Malini Pittet
Photojournalism I Conservation I Travel Consulting
I've always been slightly claustrophobic so when Patrick suggested that we do a discovery dive, I was initially rather reluctant. Our first experience was in Lankayan, an island resort in Sabah, Malaysia. We had just spent two weeks in the jungle looking for clouded leopards and marbled cats to no avail so it was a restful way to end the trip. The discovery dive was an interesting concept: we had a short overview of the rules and each of us had a dive master holding our hand as we made a slow descent to 10 meters. This gave us time to look at the corals and fish teeming around us. It was just 30-minutes but enough for both of us to decide that we wanted to do the PADI.
The PADI or Professional Association of Diving Instructors is easily done: several online courses followed by two days in the water at a certified location. We choose the Maldives primarily for the water temperature; I had had an experience in the Great Barrier Reef near Cairns where even with two wetsuits, I was shivering throughout the snorkel! Our first experiences in the Maldives were really great but as we became more comfortable underwater, it was time to explore other places.

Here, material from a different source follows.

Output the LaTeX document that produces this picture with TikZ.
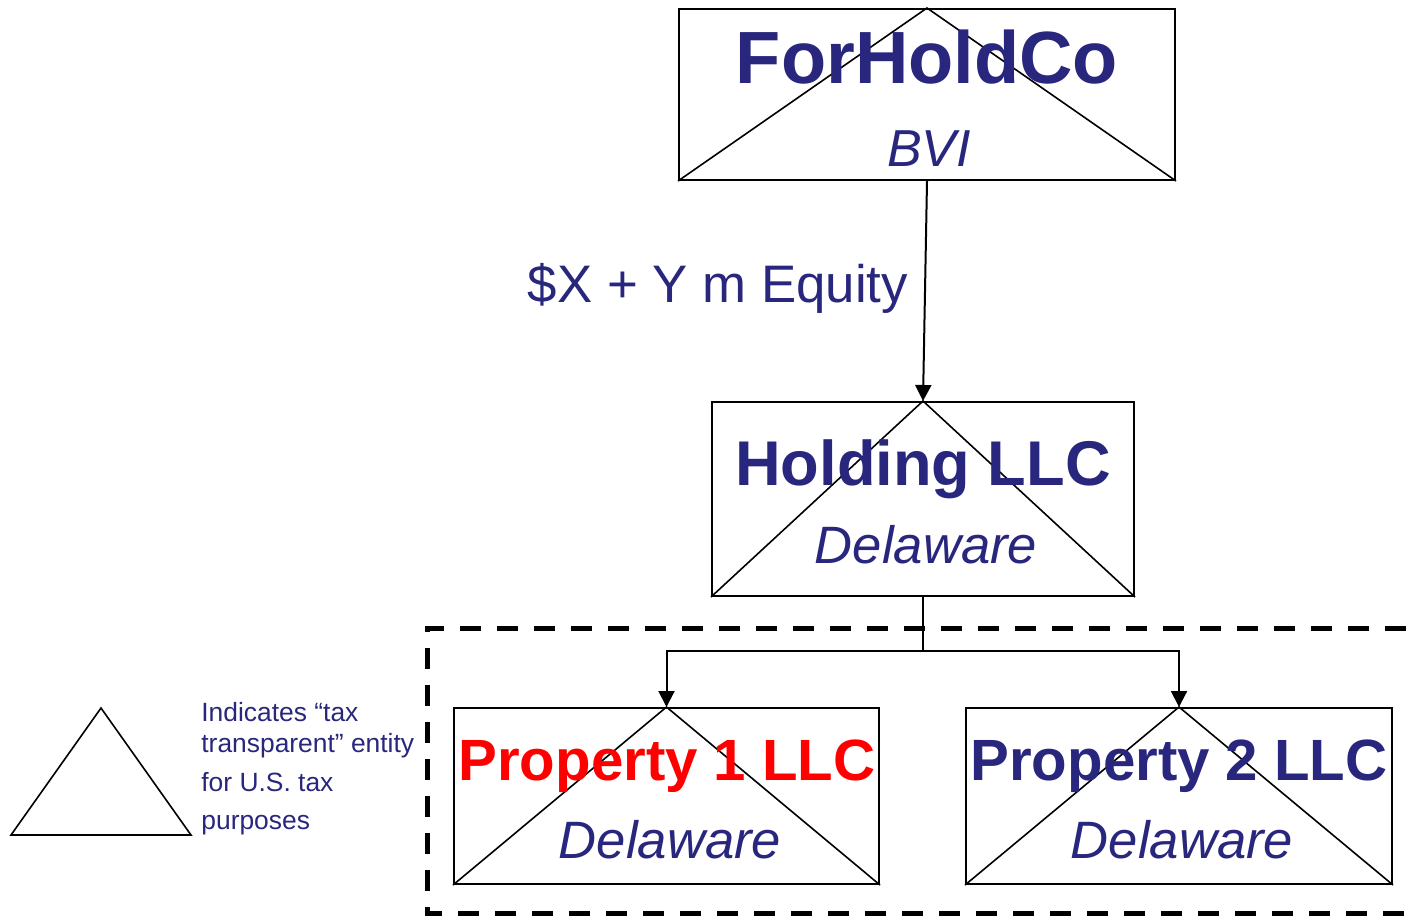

Our diving friends recommended Raja Ampat but with a warning: once we dived in this archipelago, it would ruin the Maldives forever! And so it came true- the diversity of colours and diversity of fish, corals, and life in these waters is truly astonishing. We returned the next year to the Komodo Islands and were equally blown-away by how intact the corals and fish are, despite the rising temperatures of oceans all over.
Nudibranches and frogfish are among my favourite underwater creatures. I love the challenge of spotting them and then marvel at the sheer assortment of colours and shapes that these animals have adopted.